● GIVEN INSTRUCTION
Leave the pictures out. Return all other data exactly.

● DATA PROVIDED
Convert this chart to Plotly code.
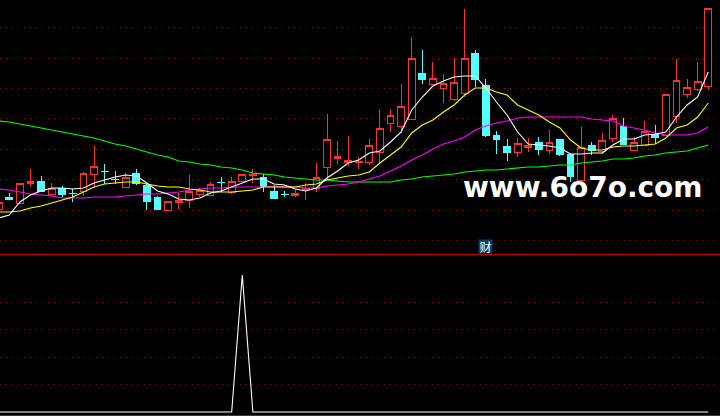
import plotly.graph_objects as go

sessions = list(range(68))

opens = [45,57,51,71,73,60,66,61,63,80,83,75,67,81,69,57,44,52,54,60,59,72,62,73,
         79,77,63,60,59,65,66,87,96,92,92,92,102,131,128,135,181,170,166,155,161,201,
         169,119,108,102,107,112,104,115,100,74,109,103,116,128,104,109,120,119,138,160,165,168]
closes = [52,55,71,73,63,66,60,60.5,81,88,82.5,74.5,77,71,53,45,53,54,63,64,70,71.5,73,80,
          80,68,56,59.5,61,66,77,115,98,94,93,109,126,139,148,196,175,176,171,172,196,175,
          119,115,102,111,109,105,112,100,78,107,104,114,136,110,112,123,117,160,174,167,173,246]
highs = [52,61,71,85,78,71,68,65,82,108,90,83,81,85,70,58,53,61,79,66,72,77,77,80,
         85,80,69,63,64,71,91,140,113,118,97,115,145,145,170,217,204,192,180,196,245,204,
         175,123,115,116,116,117,124,115,100,127,112,121,139,136,117,133,129,160,195,175,192,246]
lows = [45,55,51,67,63,59,57,52,58,66,70,70,66,69,44,45,44,45,46,57,58,62,60,73,
        71,62,55,57,57,54,62,75,90,88,85,89,91,122,121,135,170,170,151,153,157,167,
        117,100,93,97,102,99,100,98,72,74,99,100,112,110,103,109,110,119,131,156,163,164]

ma5 = [36,39,52,59,63,66,66,65,66,71,74,77,79,78,71,63,60,55,54,56,61,63,67,71,
       75,75,70,69,65,63,66,76,83,91,94,101,103,112,122,144,157,168,173,177,178,178,
       166,152,139,122,110,109,108,106,100,100,101,101,109,115,115,119,120,122,137,149,157,182]
ma10 = [42,42,43,46,48,51,54,57,62,67,70,71,72,72,70,68,67,67,65,64,62,62,62,63,
        64,67,67,67,67,69,70,74,76,78,79,82,91,99,107,121,129,134,142,149,159,166,
        166,162,159,149,144,139,132,126,114,106,104,104,107,108,108,109,110,116,126,129,137,151]
ma20 = [65,64,62,60,59,58,56,56,56,57,57,57,58,59,60,60,61,62,64,65,66,66,67,67,
        67,67,68,67,67,66,66,68,69,70,72,75,78,83,88,94,99,105,110,113,117,124,
        128,131,133,136,137,137,137,137,137,137,135,134,133,128,126,124,121,119,119,119,121,127]
ma60 = [133,132,130,128,126,124,122,120,118,116,113,110,108,105,102,99,97,93,92,90,89,87,86,84,
        81,80,79,77,76,75,74,74,73,72,72,72,72,72,74,75,77,78,79,80,82,83,
        84,84,85,86,87,87,88,89,89,91,92,93,95,95,96,98,99,101,102,103,106,109]

signal = [0]*23 + [100] + [0]*44

price_levels = [13.5, 43.5, 74.5, 104.5, 135.5, 165.5, 195.5, 226.5]
signal_levels = [20, 40, 60, 80]

RED = "#ff3232"
CYAN = "#54ffff"
GRID = "#a80000"

fig = go.Figure()
fig.add_trace(go.Candlestick(
    x=sessions, open=opens, high=highs, low=lows, close=closes,
    whiskerwidth=0,
    increasing=dict(line=dict(color=RED, width=1), fillcolor="#000000"),
    decreasing=dict(line=dict(color=CYAN, width=1), fillcolor=CYAN),
    showlegend=False, hoverinfo="skip",
))
for values, colour in [(ma60, "#00ff00"), (ma20, "#ff00ff"), (ma10, "#ffff00"), (ma5, "#ffffff")]:
    fig.add_trace(go.Scatter(x=sessions, y=values, mode="lines",
                             line=dict(color=colour, width=1.1), showlegend=False, hoverinfo="skip"))
fig.add_trace(go.Scatter(x=sessions, y=signal, yaxis="y2", mode="lines",
                         line=dict(color="#ffffff", width=1.1), showlegend=False, hoverinfo="skip"))

fig.update_layout(
    width=720, height=416,
    margin=dict(l=0, r=0, t=0, b=0),
    paper_bgcolor="#000000", plot_bgcolor="#000000",
    boxgap=0.36, boxgroupgap=0,
    xaxis=dict(range=[0.122, 68.11], showgrid=False, zeroline=False, showticklabels=False,
               ticks="", rangeslider=dict(visible=False), anchor="y2"),
    yaxis=dict(domain=[162/416, 1], range=[0, 254], tickvals=price_levels, showticklabels=False,
               ticks="", showgrid=True, gridcolor=GRID, griddash="1px,5px", gridwidth=1, zeroline=False),
    yaxis2=dict(domain=[0, 161/416], range=[-2.92, 114.6], tickvals=signal_levels, showticklabels=False,
                ticks="", showgrid=True, gridcolor=GRID, griddash="1px,5px", gridwidth=1, zeroline=False),
    shapes=[
        dict(type="line", xref="paper", yref="paper", x0=0, x1=1, y0=1-254.5/416, y1=1-254.5/416,
             line=dict(color="#c00000", width=1)),
        dict(type="line", xref="paper", yref="paper", x0=0, x1=1, y0=1-415.5/416, y1=1-415.5/416,
             line=dict(color="#c00000", width=1)),
    ],
    annotations=[
        dict(text="<b>www.6o7o.com</b>", xref="paper", yref="paper", x=583/720, y=1-187/416,
             xanchor="center", yanchor="middle", showarrow=False,
             font=dict(family="DejaVu Sans", size=28, color="#ffffff")),
        dict(text="财", xref="paper", yref="paper", x=485.5/720, y=1-246.5/416,
             xanchor="center", yanchor="middle", showarrow=False, bgcolor="#0a3c6e", borderpad=0,
             width=13, height=13,
             font=dict(family="Noto Sans CJK SC", size=12, color="#ffffff")),
    ],
)

crisp = (
    "document.body.style.margin='0';document.body.style.background='#000';"
    "document.documentElement.style.overflow='hidden';"
    "var st=document.createElement('style');"
    "st.textContent='.plot path,.plot .js-line,.boxlayer path{shape-rendering:crispEdges !important;}';"
    "document.head.appendChild(st);"
)
fig.write_html("out.html", post_script=crisp, config={"displayModeBar": False})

● ANSWER
Convert this chart to Plotly code.
import plotly.graph_objects as go

sessions = list(range(68))

opens = [45,57,51,71,73,60,66,61,63,80,83,75,67,81,69,57,44,52,54,60,59,72,62,73,
         79,77,63,60,59,65,66,87,96,92,92,92,102,131,128,135,181,170,166,155,161,201,
         169,119,108,102,107,112,104,115,100,74,109,103,116,128,104,109,120,119,138,160,165,168]
closes = [52,55,71,73,63,66,60,60.5,81,88,82.5,74.5,77,71,53,45,53,54,63,64,70,71.5,73,80,
          80,68,56,59.5,61,66,77,115,98,94,93,109,126,139,148,196,175,176,171,172,196,175,
          119,115,102,111,109,105,112,100,78,107,104,114,136,110,112,123,117,160,174,167,173,246]
highs = [52,61,71,85,78,71,68,65,82,108,90,83,81,85,70,58,53,61,79,66,72,77,77,80,
         85,80,69,63,64,71,91,140,113,118,97,115,145,145,170,217,204,192,180,196,245,204,
         175,123,115,116,116,117,124,115,100,127,112,121,139,136,117,133,129,160,195,175,192,246]
lows = [45,55,51,67,63,59,57,52,58,66,70,70,66,69,44,45,44,45,46,57,58,62,60,73,
        71,62,55,57,57,54,62,75,90,88,85,89,91,122,121,135,170,170,151,153,157,167,
        117,100,93,97,102,99,100,98,72,74,99,100,112,110,103,109,110,119,131,156,163,164]

ma5 = [36,39,52,59,63,66,66,65,66,71,74,77,79,78,71,63,60,55,54,56,61,63,67,71,
       75,75,70,69,65,63,66,76,83,91,94,101,103,112,122,144,157,168,173,177,178,178,
       166,152,139,122,110,109,108,106,100,100,101,101,109,115,115,119,120,122,137,149,157,182]
ma10 = [42,42,43,46,48,51,54,57,62,67,70,71,72,72,70,68,67,67,65,64,62,62,62,63,
        64,67,67,67,67,69,70,74,76,78,79,82,91,99,107,121,129,134,142,149,159,166,
        166,162,159,149,144,139,132,126,114,106,104,104,107,108,108,109,110,116,126,129,137,151]
ma20 = [65,64,62,60,59,58,56,56,56,57,57,57,58,59,60,60,61,62,64,65,66,66,67,67,
        67,67,68,67,67,66,66,68,69,70,72,75,78,83,88,94,99,105,110,113,117,124,
        128,131,133,136,137,137,137,137,137,137,135,134,133,128,126,124,121,119,119,119,121,127]
ma60 = [133,132,130,128,126,124,122,120,118,116,113,110,108,105,102,99,97,93,92,90,89,87,86,84,
        81,80,79,77,76,75,74,74,73,72,72,72,72,72,74,75,77,78,79,80,82,83,
        84,84,85,86,87,87,88,89,89,91,92,93,95,95,96,98,99,101,102,103,106,109]

signal = [0]*23 + [100] + [0]*44

price_levels = [13.5, 43.5, 74.5, 104.5, 135.5, 165.5, 195.5, 226.5]
signal_levels = [20, 40, 60, 80]

RED = "#ff3232"
CYAN = "#54ffff"
GRID = "#a80000"

fig = go.Figure()
fig.add_trace(go.Candlestick(
    x=sessions, open=opens, high=highs, low=lows, close=closes,
    whiskerwidth=0,
    increasing=dict(line=dict(color=RED, width=1), fillcolor="#000000"),
    decreasing=dict(line=dict(color=CYAN, width=1), fillcolor=CYAN),
    showlegend=False, hoverinfo="skip",
))
for values, colour in [(ma60, "#00ff00"), (ma20, "#ff00ff"), (ma10, "#ffff00"), (ma5, "#ffffff")]:
    fig.add_trace(go.Scatter(x=sessions, y=values, mode="lines",
                             line=dict(color=colour, width=1.1), showlegend=False, hoverinfo="skip"))
fig.add_trace(go.Scatter(x=sessions, y=signal, yaxis="y2", mode="lines",
                         line=dict(color="#ffffff", width=1.1), showlegend=False, hoverinfo="skip"))

fig.update_layout(
    width=720, height=416,
    margin=dict(l=0, r=0, t=0, b=0),
    paper_bgcolor="#000000", plot_bgcolor="#000000",
    boxgap=0.36, boxgroupgap=0,
    xaxis=dict(range=[0.122, 68.11], showgrid=False, zeroline=False, showticklabels=False,
               ticks="", rangeslider=dict(visible=False), anchor="y2"),
    yaxis=dict(domain=[162/416, 1], range=[0, 254], tickvals=price_levels, showticklabels=False,
               ticks="", showgrid=True, gridcolor=GRID, griddash="1px,5px", gridwidth=1, zeroline=False),
    yaxis2=dict(domain=[0, 161/416], range=[-2.92, 114.6], tickvals=signal_levels, showticklabels=False,
                ticks="", showgrid=True, gridcolor=GRID, griddash="1px,5px", gridwidth=1, zeroline=False),
    shapes=[
        dict(type="line", xref="paper", yref="paper", x0=0, x1=1, y0=1-254.5/416, y1=1-254.5/416,
             line=dict(color="#c00000", width=1)),
        dict(type="line", xref="paper", yref="paper", x0=0, x1=1, y0=1-415.5/416, y1=1-415.5/416,
             line=dict(color="#c00000", width=1)),
    ],
    annotations=[
        dict(text="<b>www.6o7o.com</b>", xref="paper", yref="paper", x=583/720, y=1-187/416,
             xanchor="center", yanchor="middle", showarrow=False,
             font=dict(family="DejaVu Sans", size=28, color="#ffffff")),
        dict(text="财", xref="paper", yref="paper", x=485.5/720, y=1-246.5/416,
             xanchor="center", yanchor="middle", showarrow=False, bgcolor="#0a3c6e", borderpad=0,
             width=13, height=13,
             font=dict(family="Noto Sans CJK SC", size=12, color="#ffffff")),
    ],
)

crisp = (
    "document.body.style.margin='0';document.body.style.background='#000';"
    "document.documentElement.style.overflow='hidden';"
    "var st=document.createElement('style');"
    "st.textContent='.plot path,.plot .js-line,.boxlayer path{shape-rendering:crispEdges !important;}';"
    "document.head.appendChild(st);"
)
fig.write_html("out.html", post_script=crisp, config={"displayModeBar": False})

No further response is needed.